Les raisons du départ sont toujours plurielles, plus ou moins affirmées dans les entretiens. Dans les médias et les recherches faites sur les motifs qui poussent des Israéliens à quitter leur pays, les considérations d’ordre économique sont mises en avant. Les discours officiels, explique Karine Lamarche, affirment que les yordim partent de façon temporaire pour des raisons matérielles, mais qu’ils sont très attachés à Israël et souhaitent y rentrer un jour. La réalité berlinoise est légèrement différente puisque les raisons économiques sont souvent couplées à une critique à l’égard de la politique israélienne. « Dans les entretiens, ils expriment la sensation qu’il est impossible de faire changer les choses, qu’ils ne se reconnaissent plus dans l’Etat d’Israël actuel. Le conflit, l’occupation, les relations avec les pays voisins de l’Etat juif sont aussi évoqués. Ces Israéliens de Berlin sont en général plus à gauche que la population israélienne », souligne encore Karine Lamarche, lors d’une conférence donnée au Centre de recherche français de Jérusalem.

Le choix de Berlin est lié à sa qualité de ville cosmopolite, tolérante, créative et aux prix abordables. Les études y sont gratuites, les opportunités sont nombreuses pour les artistes et le modèle social est favorable aux jeunes parents. De plus, les relations avec la famille restée en Israël  sont facilitées par la proximité géographique. Les israéliens installés à Berlin ont souvent un passeport européen ou allemand leur permettant d’y séjourner sans problèmes de visa.
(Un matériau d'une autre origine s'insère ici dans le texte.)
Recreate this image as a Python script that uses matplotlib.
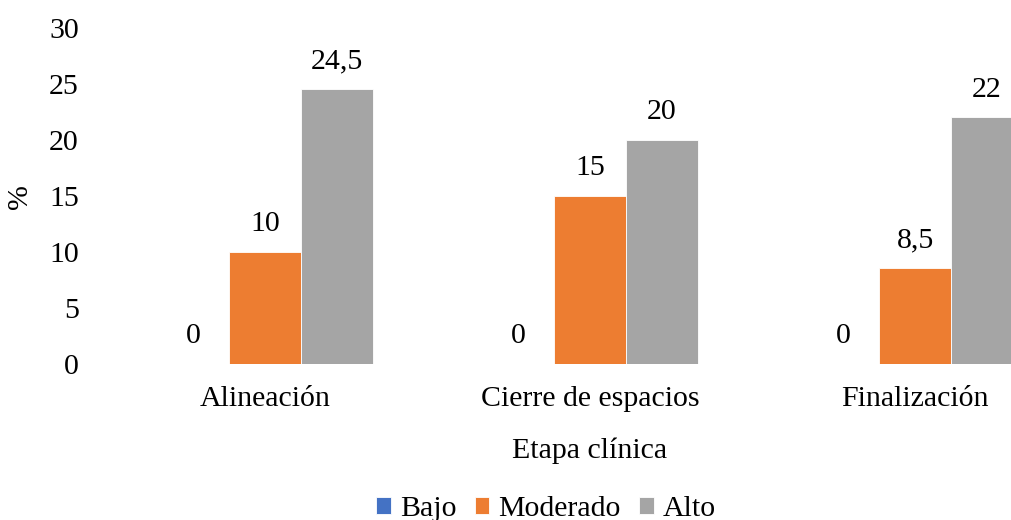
import matplotlib
matplotlib.use("Agg")
import matplotlib.pyplot as plt
import numpy as np

plt.rcParams['font.family'] = ['Liberation Serif', 'DejaVu Serif']

categories = ["Alineación", "Cierre de espacios", "Finalización"]
series_names = ["Bajo", "Moderado", "Alto"]
bajo = [0, 0, 0]
moderado = [10, 15, 8.5]
alto = [24.5, 20, 22]
colors = ["#4472C4", "#ED7D31", "#A5A5A5"]
y_ticks = [0, 5, 10, 15, 20, 25, 30]

FS = 21.5

fig = plt.figure(figsize=(10.11, 5.2), dpi=100)
W, H = 1011, 520
left, right = 102.5, 1077.5
bottom, top = 363.5, 27.8
ax = fig.add_axes([left / W, 1 - bottom / H, (right - left) / W, (bottom - top) / H])

x = np.arange(len(categories))
width = 0.2215
values = [bajo, moderado, alto]
for i, (name, vals, col) in enumerate(zip(series_names, values, colors)):
    pos = x + (i - 1) * width
    ax.bar(pos, vals, width, color=col, label=name, edgecolor="white", linewidth=0.6)
    for xp, v in zip(pos, vals):
        txt = f"{v:g}".replace(".", ",")
        ax.text(xp, v + 1.3, txt, ha="center", va="bottom", fontsize=FS, color="#000000")

ax.set_xlim(-0.5, len(categories) - 0.5)
ax.set_ylim(0, 30)
ax.set_yticks(y_ticks)
ax.set_xticks(x)
ax.set_xticklabels(categories)
ax.tick_params(axis="both", length=0, labelsize=FS, colors="#000000")
ax.tick_params(axis="y", pad=17)
ax.tick_params(axis="x", pad=16)
for s in ax.spines.values():
    s.set_visible(False)

ax.set_ylabel("%", fontsize=FS)
ax.yaxis.set_label_coords((20 - left) / (right - left), (bottom - 197) / (bottom - top))
ax.yaxis.label.set_va("center")
ax.set_xlabel("Etapa clínica", fontsize=FS)
ax.xaxis.set_label_coords((590 - left) / (right - left), -(451 - bottom) / (bottom - top))
ax.xaxis.label.set_va("center")

fig.legend(loc="lower center", bbox_to_anchor=(546 / W, -0.055), ncol=3, frameon=False,
           fontsize=FS, handlelength=0.5, handleheight=0.5, handletextpad=0.3,
           columnspacing=0.6)

fig.savefig("out.png", dpi=100)
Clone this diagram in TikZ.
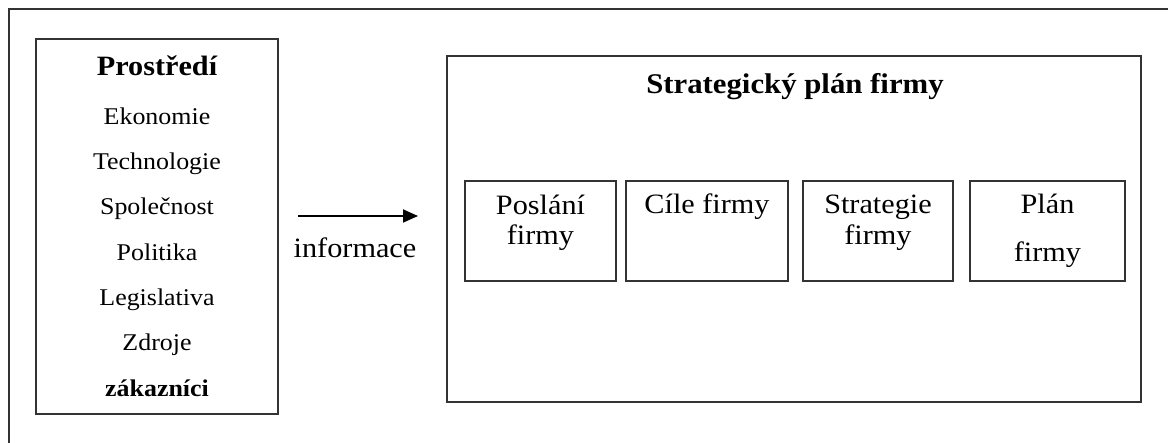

S’ils y sont venus pour un temps limité, il finissent par y rester après quelques années.

Descendants de survivants de la Shoah, ils font partie de la troisième génération, et se sentent plus libres par rapport à ce lourd héritage. S’ils ne se rendent pas à Berlin pour renouer avec leur passé, nombreux sont ceux qui réalisent que cela les « reconnecte à leur histoire familiale » et libère une parole de la part des parents ou grands-parents. Le fait d’être loin de l’Etat juif et en minorité les interroge également sur leur judaïté, dans un contexte où ils ne ressentent pas d’antisémitisme.

Cette population engagée dans la yerida (descente, départ) est presque aussi accompagnée que celle engagée dans l’aliya (montée vers Israël). Pour elle, le Ministère de l’aliya et de l’intégration met à disposition des Maisons d’Israël, en collaboration avec les consulats et ambassades d’Israël du monde entier. Ces structures d’accueil et de rencontre proposent conseil, orientation et accompagnement aux Israéliens qui aspirent à rentrer dans leur pays, « à la maison » (cf. vidéo Les « Maisons d’Israël », foyers d’accueil à l’étranger ).

Etre ou ne pas être Israélien à Berlin, la question reste ouverte.